__What the task requires__: Retype the lines beneath this one, from the first through the line containing "const yTicks = [0, 100, 200, 300];". Pictures are left out.

>>>

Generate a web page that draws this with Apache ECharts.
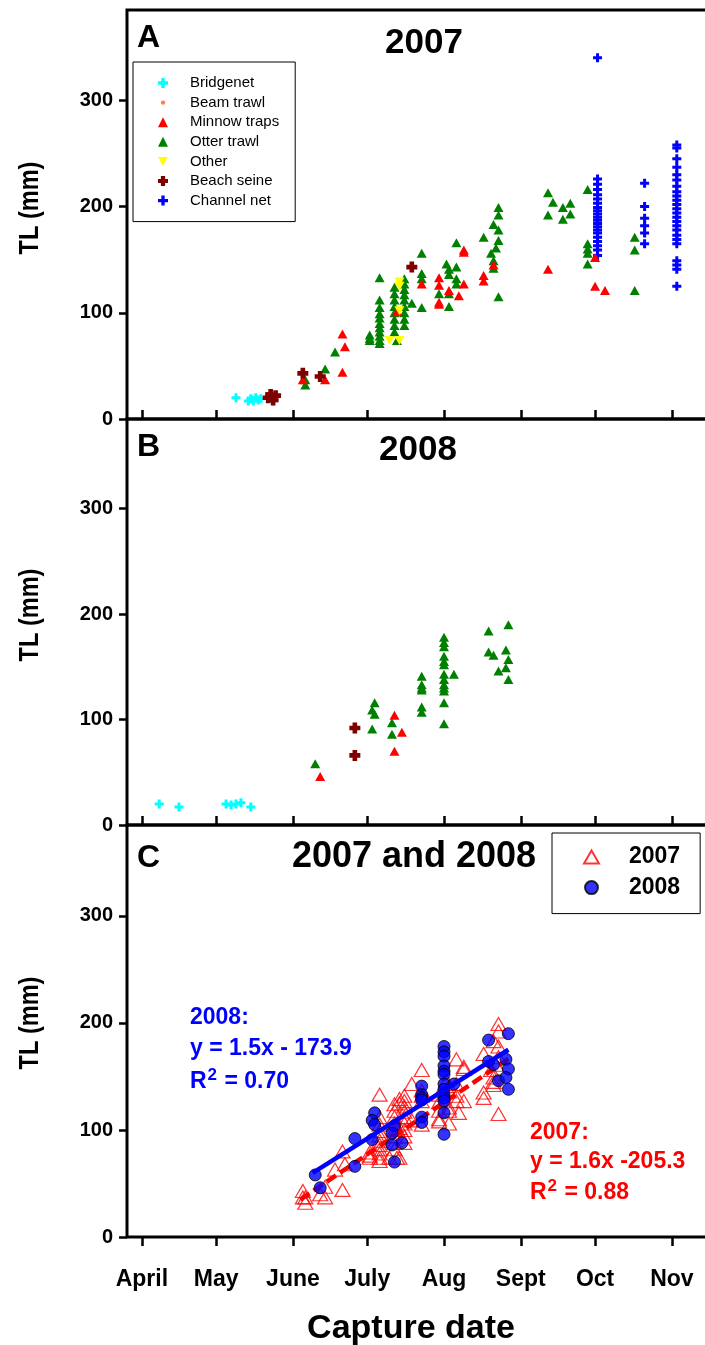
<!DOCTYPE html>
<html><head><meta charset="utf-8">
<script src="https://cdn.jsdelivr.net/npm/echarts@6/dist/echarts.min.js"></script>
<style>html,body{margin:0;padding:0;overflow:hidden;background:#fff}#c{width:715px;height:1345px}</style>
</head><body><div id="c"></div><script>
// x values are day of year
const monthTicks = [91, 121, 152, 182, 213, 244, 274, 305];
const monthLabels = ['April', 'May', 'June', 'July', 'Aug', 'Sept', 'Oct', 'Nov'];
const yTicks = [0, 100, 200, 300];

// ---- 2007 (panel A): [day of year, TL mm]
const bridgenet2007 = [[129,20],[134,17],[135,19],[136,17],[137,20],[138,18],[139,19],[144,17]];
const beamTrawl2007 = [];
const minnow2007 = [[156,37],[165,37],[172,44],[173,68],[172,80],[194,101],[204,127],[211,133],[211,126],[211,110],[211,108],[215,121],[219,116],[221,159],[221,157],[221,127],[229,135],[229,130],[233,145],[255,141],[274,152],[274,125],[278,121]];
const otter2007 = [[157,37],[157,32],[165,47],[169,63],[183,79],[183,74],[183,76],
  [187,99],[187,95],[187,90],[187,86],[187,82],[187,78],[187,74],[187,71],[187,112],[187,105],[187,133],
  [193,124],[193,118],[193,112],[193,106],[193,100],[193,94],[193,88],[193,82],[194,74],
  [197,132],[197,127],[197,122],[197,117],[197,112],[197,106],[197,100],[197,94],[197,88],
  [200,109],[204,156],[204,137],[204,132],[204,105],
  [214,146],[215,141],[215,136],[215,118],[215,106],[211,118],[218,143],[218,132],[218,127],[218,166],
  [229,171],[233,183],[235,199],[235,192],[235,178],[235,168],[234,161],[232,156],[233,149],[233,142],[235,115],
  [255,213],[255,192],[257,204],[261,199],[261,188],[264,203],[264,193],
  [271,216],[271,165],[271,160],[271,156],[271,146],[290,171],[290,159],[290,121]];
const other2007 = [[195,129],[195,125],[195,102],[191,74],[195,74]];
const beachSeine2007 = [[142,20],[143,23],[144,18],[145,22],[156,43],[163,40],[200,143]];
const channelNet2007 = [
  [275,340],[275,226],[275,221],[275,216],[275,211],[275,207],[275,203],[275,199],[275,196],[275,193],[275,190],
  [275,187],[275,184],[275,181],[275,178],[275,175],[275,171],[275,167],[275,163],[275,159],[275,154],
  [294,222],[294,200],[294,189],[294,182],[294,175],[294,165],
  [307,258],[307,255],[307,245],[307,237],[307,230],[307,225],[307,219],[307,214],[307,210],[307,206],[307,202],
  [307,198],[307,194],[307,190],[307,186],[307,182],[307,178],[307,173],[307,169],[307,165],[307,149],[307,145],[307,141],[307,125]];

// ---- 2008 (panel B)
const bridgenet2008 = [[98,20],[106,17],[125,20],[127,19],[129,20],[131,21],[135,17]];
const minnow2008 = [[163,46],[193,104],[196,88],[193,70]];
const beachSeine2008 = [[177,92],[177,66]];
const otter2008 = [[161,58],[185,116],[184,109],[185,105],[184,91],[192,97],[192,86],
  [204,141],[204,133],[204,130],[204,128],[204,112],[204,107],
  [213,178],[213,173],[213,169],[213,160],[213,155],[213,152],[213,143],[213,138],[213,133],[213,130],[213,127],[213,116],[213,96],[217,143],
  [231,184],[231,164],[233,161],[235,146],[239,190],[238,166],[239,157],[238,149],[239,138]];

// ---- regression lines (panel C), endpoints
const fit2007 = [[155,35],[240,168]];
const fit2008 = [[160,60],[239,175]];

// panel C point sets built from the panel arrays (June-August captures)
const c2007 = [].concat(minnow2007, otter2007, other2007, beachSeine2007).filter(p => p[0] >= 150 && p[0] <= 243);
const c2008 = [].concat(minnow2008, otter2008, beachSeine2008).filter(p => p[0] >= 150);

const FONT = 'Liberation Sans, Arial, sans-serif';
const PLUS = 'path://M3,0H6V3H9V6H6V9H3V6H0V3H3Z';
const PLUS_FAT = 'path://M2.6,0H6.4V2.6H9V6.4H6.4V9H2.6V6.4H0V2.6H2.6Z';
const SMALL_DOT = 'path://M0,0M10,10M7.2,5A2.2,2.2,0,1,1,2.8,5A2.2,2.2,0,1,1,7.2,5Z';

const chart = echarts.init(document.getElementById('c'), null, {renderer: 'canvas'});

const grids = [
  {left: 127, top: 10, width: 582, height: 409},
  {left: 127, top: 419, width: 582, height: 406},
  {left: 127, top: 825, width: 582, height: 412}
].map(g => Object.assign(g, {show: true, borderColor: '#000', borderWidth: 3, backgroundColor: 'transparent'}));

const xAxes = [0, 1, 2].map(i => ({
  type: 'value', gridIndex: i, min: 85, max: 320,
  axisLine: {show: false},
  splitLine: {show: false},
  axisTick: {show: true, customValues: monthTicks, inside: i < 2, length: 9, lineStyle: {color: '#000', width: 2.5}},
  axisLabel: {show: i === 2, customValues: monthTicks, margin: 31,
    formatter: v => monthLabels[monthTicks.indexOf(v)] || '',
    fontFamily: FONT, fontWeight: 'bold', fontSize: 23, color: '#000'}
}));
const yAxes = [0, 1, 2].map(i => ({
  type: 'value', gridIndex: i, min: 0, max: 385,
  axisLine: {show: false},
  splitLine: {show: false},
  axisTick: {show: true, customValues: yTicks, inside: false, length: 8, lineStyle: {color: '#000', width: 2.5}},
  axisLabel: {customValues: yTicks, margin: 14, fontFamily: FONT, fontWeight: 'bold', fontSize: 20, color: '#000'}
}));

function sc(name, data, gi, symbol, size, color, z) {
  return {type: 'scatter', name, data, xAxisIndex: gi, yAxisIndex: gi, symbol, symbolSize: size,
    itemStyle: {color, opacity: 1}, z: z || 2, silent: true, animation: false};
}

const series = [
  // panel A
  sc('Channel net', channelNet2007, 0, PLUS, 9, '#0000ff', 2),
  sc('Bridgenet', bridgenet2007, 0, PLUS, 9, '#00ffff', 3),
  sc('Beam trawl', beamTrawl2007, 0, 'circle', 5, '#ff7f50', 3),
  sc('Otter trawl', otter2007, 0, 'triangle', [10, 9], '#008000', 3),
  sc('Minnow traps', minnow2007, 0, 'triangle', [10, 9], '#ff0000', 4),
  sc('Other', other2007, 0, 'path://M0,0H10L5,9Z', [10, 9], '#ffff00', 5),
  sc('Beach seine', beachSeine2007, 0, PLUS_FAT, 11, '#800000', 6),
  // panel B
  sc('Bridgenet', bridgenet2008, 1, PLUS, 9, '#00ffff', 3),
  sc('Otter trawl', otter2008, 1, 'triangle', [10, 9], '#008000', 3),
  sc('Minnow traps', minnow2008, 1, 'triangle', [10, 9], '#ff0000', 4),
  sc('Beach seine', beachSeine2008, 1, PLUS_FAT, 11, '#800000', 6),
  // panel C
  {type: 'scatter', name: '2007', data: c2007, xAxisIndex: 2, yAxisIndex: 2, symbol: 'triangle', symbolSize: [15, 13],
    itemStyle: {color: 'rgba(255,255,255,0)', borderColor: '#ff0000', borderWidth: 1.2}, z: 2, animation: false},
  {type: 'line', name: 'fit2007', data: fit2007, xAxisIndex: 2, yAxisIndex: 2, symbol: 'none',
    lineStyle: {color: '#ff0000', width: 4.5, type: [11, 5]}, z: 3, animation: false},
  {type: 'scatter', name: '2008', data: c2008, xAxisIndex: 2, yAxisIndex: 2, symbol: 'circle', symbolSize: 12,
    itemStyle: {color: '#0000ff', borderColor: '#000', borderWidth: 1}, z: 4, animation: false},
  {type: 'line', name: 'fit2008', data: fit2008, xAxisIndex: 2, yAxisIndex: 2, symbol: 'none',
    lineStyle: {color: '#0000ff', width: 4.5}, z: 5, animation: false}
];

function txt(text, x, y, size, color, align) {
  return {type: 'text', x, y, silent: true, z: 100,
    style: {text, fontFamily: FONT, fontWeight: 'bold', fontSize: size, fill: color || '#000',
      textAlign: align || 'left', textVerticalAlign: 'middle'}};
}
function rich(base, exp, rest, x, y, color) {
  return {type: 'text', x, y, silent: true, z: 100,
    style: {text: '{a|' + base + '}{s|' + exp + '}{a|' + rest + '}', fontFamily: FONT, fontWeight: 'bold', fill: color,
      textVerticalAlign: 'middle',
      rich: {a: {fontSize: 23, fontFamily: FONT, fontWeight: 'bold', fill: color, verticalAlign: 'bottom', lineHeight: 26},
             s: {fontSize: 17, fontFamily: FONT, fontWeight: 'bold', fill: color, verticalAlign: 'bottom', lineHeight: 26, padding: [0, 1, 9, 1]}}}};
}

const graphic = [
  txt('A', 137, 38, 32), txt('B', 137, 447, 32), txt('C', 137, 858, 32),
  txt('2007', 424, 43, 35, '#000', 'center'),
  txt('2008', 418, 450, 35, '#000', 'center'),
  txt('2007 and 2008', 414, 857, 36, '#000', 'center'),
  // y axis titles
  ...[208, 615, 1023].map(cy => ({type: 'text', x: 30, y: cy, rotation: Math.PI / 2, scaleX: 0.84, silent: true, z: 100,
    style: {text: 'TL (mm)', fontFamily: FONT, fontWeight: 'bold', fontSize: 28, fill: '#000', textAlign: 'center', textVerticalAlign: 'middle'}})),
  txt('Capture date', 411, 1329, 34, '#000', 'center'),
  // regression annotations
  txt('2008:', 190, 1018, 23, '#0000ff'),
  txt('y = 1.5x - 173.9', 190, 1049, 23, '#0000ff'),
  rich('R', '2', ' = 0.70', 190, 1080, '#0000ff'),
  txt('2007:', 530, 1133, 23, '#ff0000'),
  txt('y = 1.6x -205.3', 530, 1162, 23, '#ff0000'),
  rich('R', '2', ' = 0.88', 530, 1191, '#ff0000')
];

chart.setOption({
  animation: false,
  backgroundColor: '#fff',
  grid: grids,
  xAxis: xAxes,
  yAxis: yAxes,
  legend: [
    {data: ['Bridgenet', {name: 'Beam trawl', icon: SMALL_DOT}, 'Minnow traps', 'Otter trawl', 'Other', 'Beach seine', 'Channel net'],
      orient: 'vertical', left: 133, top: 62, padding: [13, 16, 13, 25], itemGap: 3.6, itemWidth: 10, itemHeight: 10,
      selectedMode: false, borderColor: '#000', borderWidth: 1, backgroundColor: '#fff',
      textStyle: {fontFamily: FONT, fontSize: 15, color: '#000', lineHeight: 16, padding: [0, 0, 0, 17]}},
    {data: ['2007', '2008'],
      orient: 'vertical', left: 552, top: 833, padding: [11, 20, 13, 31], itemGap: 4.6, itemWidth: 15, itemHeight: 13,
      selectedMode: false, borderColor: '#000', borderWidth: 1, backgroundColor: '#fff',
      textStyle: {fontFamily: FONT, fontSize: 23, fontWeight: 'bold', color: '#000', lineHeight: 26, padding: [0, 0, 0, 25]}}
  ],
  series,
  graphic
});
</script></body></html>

<<<

__Task response__:
Generate a web page that draws this with Apache ECharts.
<!DOCTYPE html>
<html><head><meta charset="utf-8">
<script src="https://cdn.jsdelivr.net/npm/echarts@6/dist/echarts.min.js"></script>
<style>html,body{margin:0;padding:0;overflow:hidden;background:#fff}#c{width:715px;height:1345px}</style>
</head><body><div id="c"></div><script>
// x values are day of year
const monthTicks = [91, 121, 152, 182, 213, 244, 274, 305];
const monthLabels = ['April', 'May', 'June', 'July', 'Aug', 'Sept', 'Oct', 'Nov'];
const yTicks = [0, 100, 200, 300];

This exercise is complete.